Subsequently, Article 200 was amended and the complete ban was lifted. Presently, only

[s]exual relations between persons of the same sex, committed in public or if producing public scandal, are punishable by imprisonment of one to five years.

However, the second part of "criminal conduct", as defined in the above statute has been broadened so much as to impinge upon conventional Western notions of freedom of expression.

Inciting or encouraging a person to the practice of sexual relations between persons of the same sex, as well as propaganda or association or any other act of proselytism committed in the same scope, is punishable by imprisonment of one to five years.
(translation quoted from http://www.ilga.org/Information/legal_survey/europe/romania.htm).

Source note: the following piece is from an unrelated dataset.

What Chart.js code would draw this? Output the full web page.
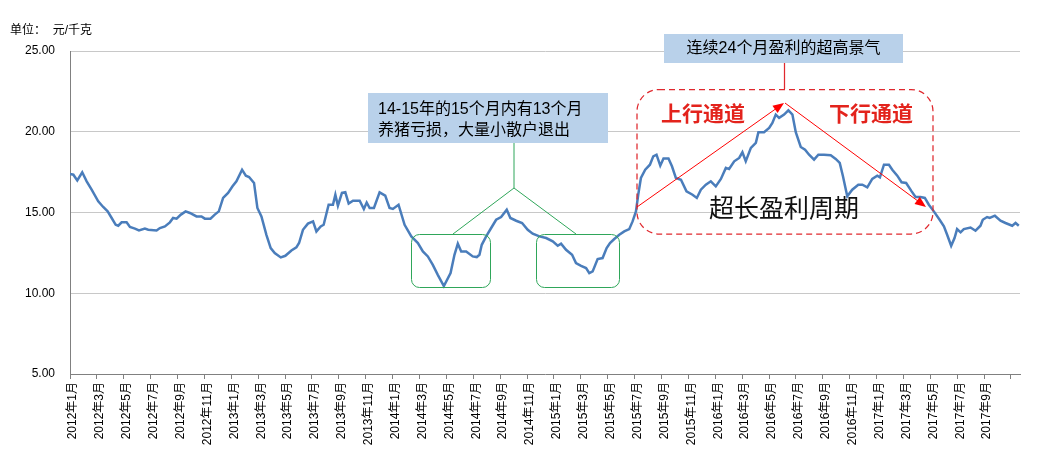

V. 21. Taxation law - Romania

The taxation system has dramatically changed in Romania since 1989. The current legal regime is provided by

  • Law no. 12 of 30 January 1991, published in Monitorul Oficial no 25 /1990, on excess profits tax; and Law no. 73 of 12 July 1996, published in Monitorul Oficial no 174/1990, on profits tax;
  • Law no. 32 of 29 March 1991, published in Monitorul Oficial no. 70/1990, on wage and salary tax;
  • Law no. 27 of 17 May 1994, published in Monitorul Oficial of 24 May 1994, on local taxation;
  • Law no.34 of 30 may 1994, published in Monitorul Oficial no. 140/1990; and
  • Law no. 74 of 12 July 1996, published in Monitorul Oficial no. 175/1996

For a detailed presentation of Romania's taxation system, see Taxation and investment in Central and Eastern European countries (G. Erdös, W.G. Kuiper, and J. Wheeler, eds).

V. 22. Tort law - Romania

The Romanian legal system, like all civil law systems, includes "tort law," although expressed in the far more typically laconic civil law style, and therefore in the form of a very general prohibition against wrongful (and undefined in the more highly developed common-law sens) conduct. Tort law is contained in the Civil Code, and it is contained in a handful of paragraphs (articles).

V. 23. Trusts and estates law - Romania

Romania abrogated the trusts section of its Civil code. The Civil code still contains the rules on inheritance and succession (Code Civil arts 644-941).